A screen with several dialogue choices pops up as Captain Shaw speaks to a crew member below deck in The Pale Beyond

Image: Bellular Studios/Fellow Traveller

Perhaps the biggest disappointment was the big reveal at the end, at which point the game attempts to break the fourth wall at the last second. It simply didn’t click with me. Thus far, the game had taken a fairly understated approach to the main story beats, bolstering the game’s immersive mystery, which, coupled with constant challenges within and without the Temperance camp, built up an effective sense of paranoid momentum; up until the moment when Shaw enters the captain’s cabin on the Viscount, I genuinely didn’t know what to expect.

To its credit, the game avoids some of the most tokenistic and fetishistic tendencies of settler polar expedition/frontier fiction that ignore strong cultural Native taboos in favor of sensational horror; a fairly recent instance was Devolver’s “immersive sim” RPG Weird West, which did a tremendous job at showcasing Anishinaabe language, but also perplexingly chose to include a huge cultural taboo despite working with a sensitivity consultant.

A woman pets one of her dogs out on the ice in The Pale Beyond

Image: Bellular Studios/Fellow Traveller

The Terror writers tried to avoid this by creating their own myth based on Inuit culture — essentially, an exercise in renaming and repackaging the unspeakable into a comfortable form of plausible deniability.
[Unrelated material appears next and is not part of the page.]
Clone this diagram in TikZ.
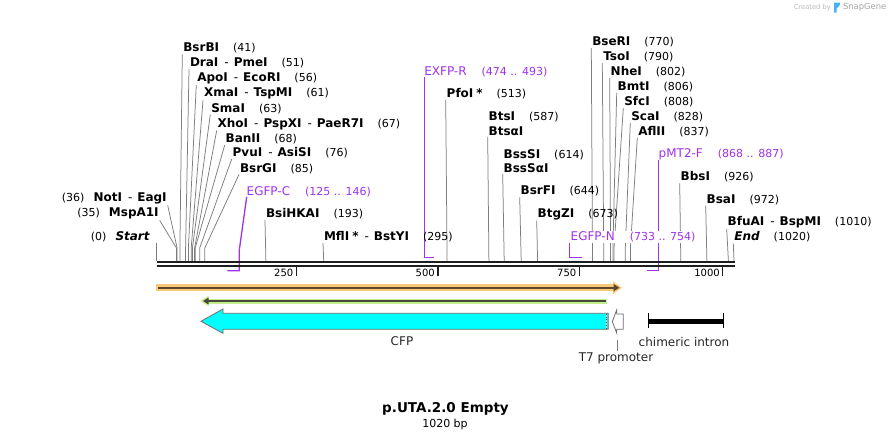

In theory, this feels like a workable compromise, but in practice, the road to artistic freedom is more often than not paved with things that simply aren’t meant for cheap entertainment. There is one potential path down the same road in The Pale Beyond, but I ignored tugging that thread in favor of concentrating on my crew’s survival. The game seems to follow The Terror’s lead in creating its own mythology from the perspective of tired, starving, superstitious sailors who believe they’re seeing things out in the ice.

The Pale Beyond, for all its flaws and frustrations, still manages to retain a desolate sort of charm, rough edges and all. It isn’t afraid to put Shaw in horrendously painful situations where there’s no good outcome — there’s one exceptionally bleak scenario where you can practically feel the game gleefully milking what’s left of your serotonin. Coming off the ice and making land after nearly 40 weeks of hell really feels like moving between two worlds; the background art and environments are positively unearthly when shrouded in ominous fog and hazy light. The ocean scenes with icebergs awash in pinks and oranges are truly gorgeous, as are the dark, roiling storms. If only the internal logic of the overall plot was a little more cohesive, and a little less patched together, I feel like I would actually return to the Temperance and give it another whirl. As it stands, I’m still choosing the ending where I get to head home and eat a civilized meal.

The Pale Beyond will be released on Feb. 24 on Mac and Windows PC. The game was reviewed on PC using a pre-release download code provided by Fellow Traveller. Vox Media has affiliate partnerships. These do not influence editorial content, though Vox Media may earn commissions for products purchased via affiliate links. You can find additional information about Polygon’s ethics policy here.